Some atheists get it right
Elsewhere in the UU blogosphere, I've recently been critical of two ill-conceived publicity initiatives by groups of atheists or humanists, which seem to me more of a public attempt to express passive aggression toward the Christian majority at a sensitive time of year than to actually reach out to embrace new prospective recruits and grow the movement.
In contrast to those dubious efforts, the striving of a different group of atheists deserves hearty applause:
Atheists sue to take God out of state's terrorism law
By John Cheves
Lexington (Kentucky) Herald-Leader
Tue, Dec. 02, 2008
An atheists-rights group is suing the Kentucky Office of Homeland Security because state law requires the agency to stress "dependence on Almighty God as being vital to the security of the Commonwealth."
American Atheists of Parsippany, N.J., and 10 non-religious Kentuckians are the plaintiffs in the lawsuit, set to be filed Tuesday in Franklin Circuit Court.
Edwin Kagin, a Boone County lawyer and the national legal director of American Atheists, said he was appalled to read in the Herald-Leader last week that state law establishes praising God — and installing a plaque in God's honor — as the first duty of the Homeland Security Office.
The state and federal constitutions both prohibit government from getting involved in religion, Kagin said Monday.
"This is one of the most outrageous things I've seen in 35 years of practicing law. It's breathtakingly unconstitutional," Kagin said.
Gov. Steve Beshear's office had not seen the suit and therefore had no comment, spokesman Jay Blanton said.
The requirement to credit God for Kentucky's protection was tucked into 2006 homeland security legislation by state Rep. Tom Riner, D-Louisville, a Southern Baptist minister.
"This is recognition that government alone cannot guarantee the perfect safety of the people of Kentucky," Riner said last week.
Riner said he expects Homeland Security to include language recognizing God's benevolent protection in its official reports and other materials — sometimes the agency does, and sometimes it doesn't — and to maintain a plaque with that message at the state's Emergency Operations Center in Frankfort.
In the suit, American Atheists argues that Homeland Security should focus on public-safety threats rather than promote religion. The suit notes that the federal and state homeland security agencies were created as a result of the Sept. 11, 2001, terrorist attacks by Muslim fundamentalists, and it refers to those attacks as "a faith-based initiative."
The plaintiffs ask for the homeland security law to be stripped of its references to God. They also ask for monetary damages, claiming to have suffered sleeping disorders and "mental pain and anguish."
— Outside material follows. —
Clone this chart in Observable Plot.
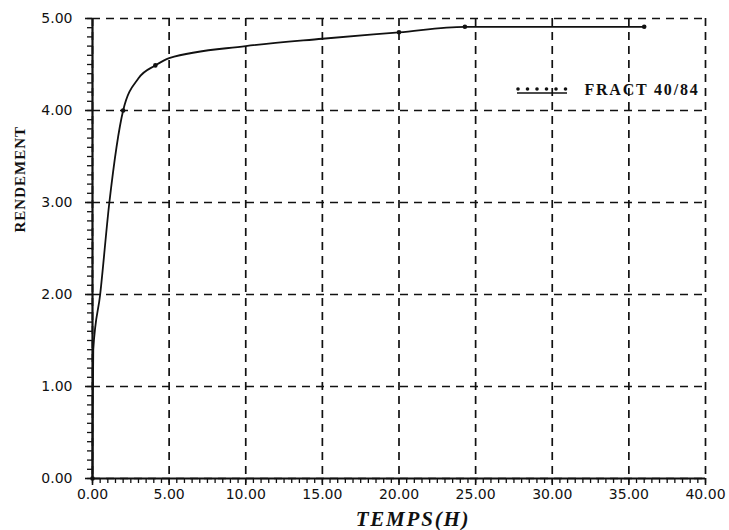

"Plaintiffs also suffer anxiety from the belief that the existence of these unconstitutional laws suggest that their very safety as residents of Kentucky may be in the hands of fanatics, traitors or fools," according to the suit.
© 2008 Kentucky.com and wire service sources. All Rights Reserved. http://www.kentucky.com
Article 11 of the 1797 Treaty with Tripoli declared in part that "the government of the United States is not in any sense founded on the Christian religion...". One of our own Famous UUs executed it on behalf of the United States, adding beneath his signature, "Now, be it known, that I, John Adams, President of the United States of America, having seen and considered the said treaty, do, by and within the consent of the Senate, accept, ratify and confirm the same, and every clause and article thereof." Adams was of course no atheist himself, and at the time his native Massachusetts had not yet even thrown off the last vestiges of its historic theocracy, but it was gestures like his that put some of the final nails in the coffin. The hyperbole in the last couple of paragraphs of the news report may raise an eyebrow or two, but bravo to the American Atheists for preserving American freedoms from the renewed encroachment of latter-day theocrats.